Mas, a alguns usuários, o serviço recomenda o barateamento do custo da hospedagem, regulando o mercado da oferta e da demanda, como fez por e-mail com o ator Ramon Devivas, 53, que cobra
R$ 300 a noite para duas pessoas no chalé que construiu em Camburi –também com o objetivo de manter sua casa.

RESERVAS EM BAIXA

Com o feriado mais importante do ano em um fim de semana, o que significa um dia útil a menos de folga, o mau tempo nos últimas semanas e, claro, a crise econômica, a ocupação de hotéis e pousadas no litoral norte de SP está aquém do esperado.

No Réveillon de 2015, esses espaços já previam uma ocupação de 80%. Agora, as reservas com antecedência representam cerca de 60% de ocupação, segundo José Carlos de Souza, secretário-executivo do Sindicato de Hotéis, Restaurantes, Bares e similares do litoral norte.

Parte dos hotéis manteve os mesmos preços do ano passado, segundo ele –e há até casos de redução de preço. O litoral paulista tem vivido um verão com menos sol e calor do que o esperado até agora. Nos comércios e nas pousadas, a torcida é para que a previsão do tempo não assuste mais os turistas durante o fim de semana. Na semana passada, restaurantes e pousadas estavam vazios.

Gerente de um chalé construído por um proprietário que visava aumentar sua renda para manter uma casa em Barra do Una, Kátia Oliveira, 42, diz que o pacote de Réveillon ali custa o mesmo de 2015: R$ 1.935, por cinco noites, para duas pessoas. O valor é inferior à média de R$ 2.000 a R$ 5.000 dos hotéis da região, segundo o sindicato. A procura, segundo Kátia, diminuiu cerca de 30%.

Até os hóspedes endinheirados que vão para a praia de helicóptero têm recorrido menos a essa forma de transporte. O empresário Fabrício Hauschild, 44, proprietário de um heliporto em Juqueí, diz que, neste ano, durante o rigoroso inverno no litoral, o resultado foi "uma catástrofe". "Tínhamos uma média mensal de 70 pousos no inverno; o número caiu para 15."

No Réveillon, ele espera pelo menos de 50 a 70 pousos, mas admite que o número pode ser menor do que o de 2015. Ele é proprietário de cinco casas no litoral, que aluga para turistas. "Ano passado, a procura era maior. Agora, parece que as pessoas estão deixando para a última hora."

PODER DE COMPRA

Não é só a hospedagem que enfrenta a crise.
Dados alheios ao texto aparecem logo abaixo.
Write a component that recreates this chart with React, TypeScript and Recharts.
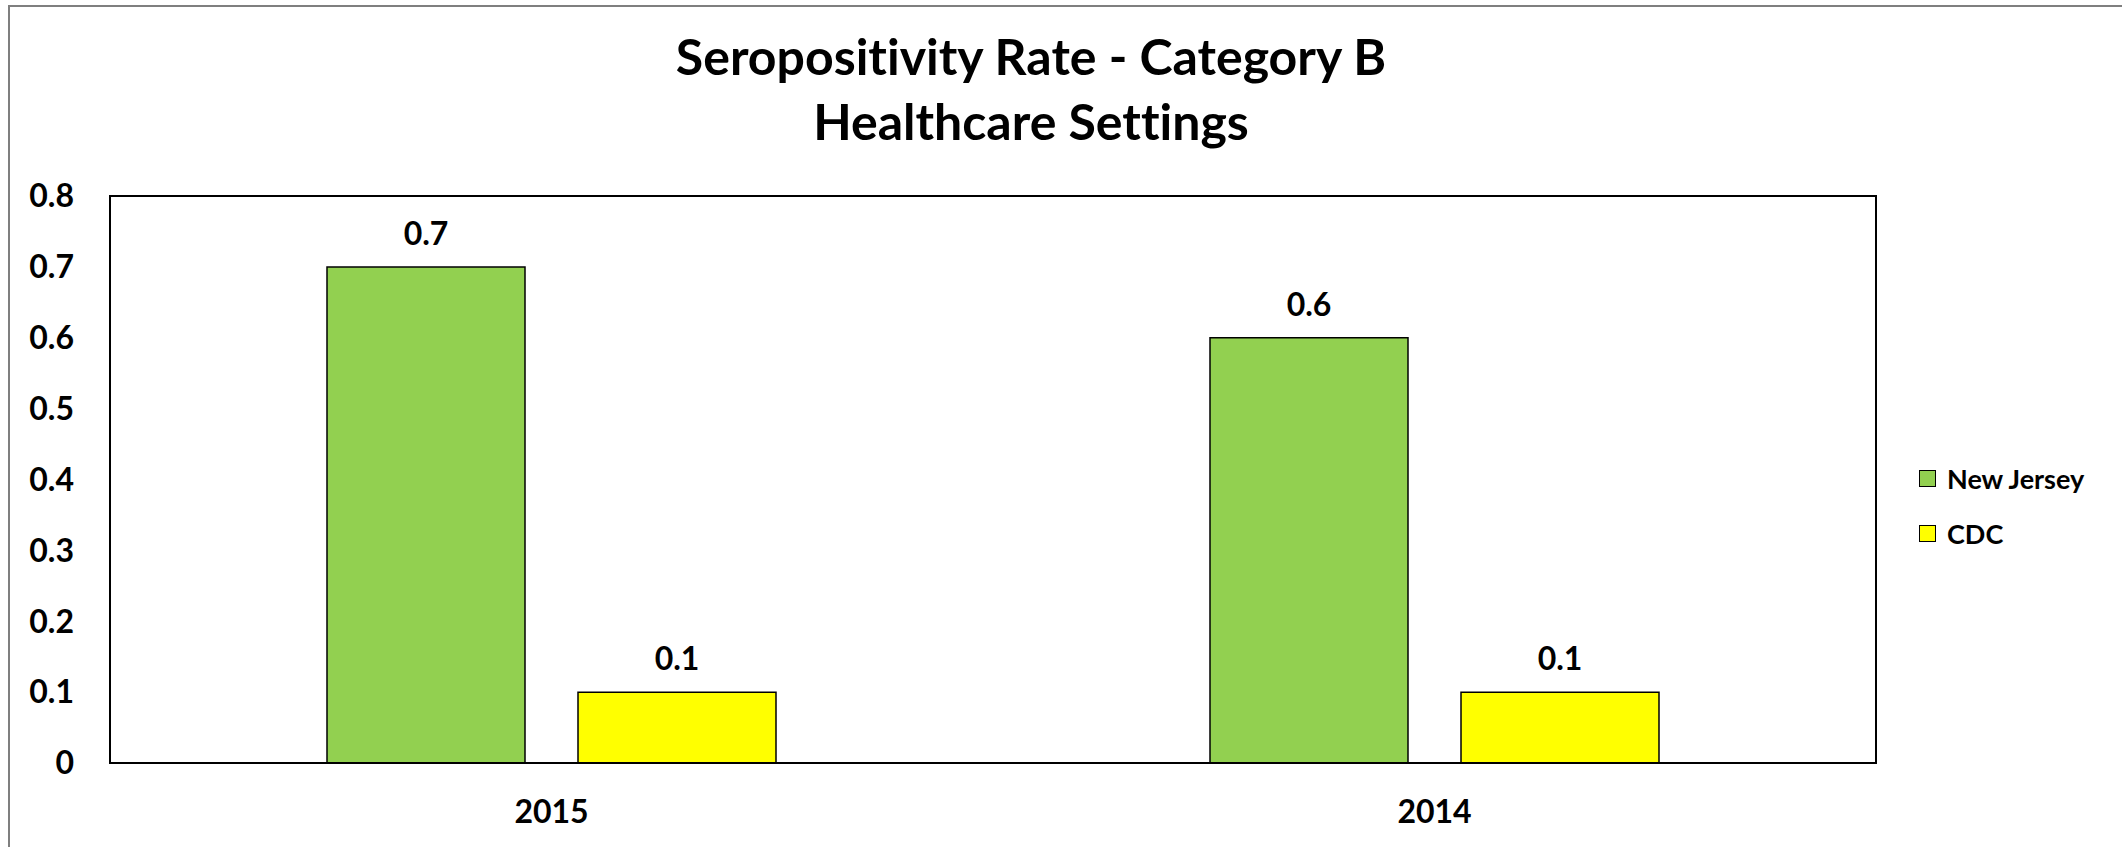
import { Bar, BarChart, LabelList, Legend, XAxis, YAxis } from 'recharts'

const years = ['2015', '2014']
const newJersey = [0.7, 0.6]
const cdc = [0.1, 0.1]
const yTicks = [0, 0.1, 0.2, 0.3, 0.4, 0.5, 0.6, 0.7, 0.8]
const seriesNames = ['New Jersey', 'CDC']
const seriesColors = ['#92D050', '#FFFF00']

const data = years.map((year, i) => ({ year, nj: newJersey[i], cdc: cdc[i] }))

const font = 'Lato, "Open Sans", sans-serif'
const tickStyle = { fill: '#000', fontSize: 32, fontWeight: 700, fontFamily: font }

const LegendBox = () => (
  <div style={{ fontFamily: font, fontWeight: 700, fontSize: 27, color: '#000' }}>
    {seriesNames.map((name, i) => (
      <div key={name} style={{ display: 'flex', alignItems: 'center', height: 55 }}>
        <div
          style={{
            width: 17,
            height: 17,
            boxSizing: 'border-box',
            background: seriesColors[i],
            border: '1.5px solid #000',
            marginRight: 11,
          }}
        />
        <span>{name}</span>
      </div>
    ))}
  </div>
)

export default function App() {
  return (
    <div style={{ position: 'absolute', left: 0, top: 0, width: 2122, height: 847, overflow: 'hidden', background: '#fff' }}>
      <div
        style={{
          position: 'absolute',
          left: 8,
          top: 5,
          width: 2122,
          height: 900,
          border: '2px solid #7f7f7f',
          boxSizing: 'border-box',
        }}
      />
      <div
        style={{
          position: 'absolute',
          left: 0,
          top: 24,
          width: 2062,
          textAlign: 'center',
          fontFamily: font,
          fontWeight: 700,
          fontSize: 50,
          lineHeight: '65px',
          color: '#000',
          fontVariantLigatures: 'none',
        }}
      >
        <div>Seropositivity Rate - Category B</div>
        <div>Healthcare Settings</div>
      </div>
      <div style={{ position: 'absolute', left: 0, top: 0 }}>
        <BarChart
          width={2122}
          height={847}
          data={data}
          margin={{ top: 196, right: 246, bottom: 34, left: 50 }}
          barCategoryGap={217}
          barGap={53}
        >
          <XAxis
            dataKey="year"
            height={50}
            axisLine={false}
            tickLine={false}
            tickSize={0}
            tickMargin={37}
            tick={tickStyle}
          />
          <YAxis
            width={60}
            domain={[0, 0.8]}
            ticks={yTicks}
            axisLine={false}
            tickLine={false}
            tickSize={0}
            tickMargin={36}
            tick={tickStyle}
          />
          <Legend
            layout="vertical"
            align="center"
            verticalAlign="middle"
            wrapperStyle={{ left: 1919, top: 451, width: 200 }}
            content={() => <LegendBox />}
          />
          <Bar dataKey="nj" name={seriesNames[0]} fill={seriesColors[0]} stroke="#000" strokeWidth={1.5} isAnimationActive={false}>
            <LabelList dataKey="nj" position="top" offset={22} style={tickStyle} />
          </Bar>
          <Bar dataKey="cdc" name={seriesNames[1]} fill={seriesColors[1]} stroke="#000" strokeWidth={1.5} isAnimationActive={false}>
            <LabelList dataKey="cdc" position="top" offset={22} style={tickStyle} />
          </Bar>
        </BarChart>
      </div>
      <div
        style={{
          position: 'absolute',
          left: 109,
          top: 195,
          width: 1768,
          height: 569,
          border: '2px solid #000',
          boxSizing: 'border-box',
          pointerEvents: 'none',
        }}
      />
    </div>
  )
}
A compra de imóveis também foi afetada. "Nos últimos dois anos, sentimos que o poder de compra diminuiu no litoral", afirma Ivan Lopes, 38, corretor de imóveis que trabalha em Riviera e que é proprietário de 11 casas em Camburi que aluga por sites de hospedagem.

Ele diz que "o público de baixa renda" não compra mais apartamentos e casas em Riviera, e quem tem maior poder de compra paga agora R$ 3 milhões em espaços que valem R$ 5 milhões. Lopes também observa que a data do Réveillon de 2016 tem atrapalhado o aluguel de casas no feriado. O dia 31 cairá em um sábado -e muita gente terá menos tempo de folga para ficar na praia.

Isso atrapalha pacotes do feriado, que englobam entre cinco e sete dias. Pelo Airbnb, a solução foi propor aos hóspedes que só poderiam passar metade da semana na praia a compartilharem o pacote com quem quisesse passar o restante do tempo ali –solução que viabilizou até agora uma única reserva.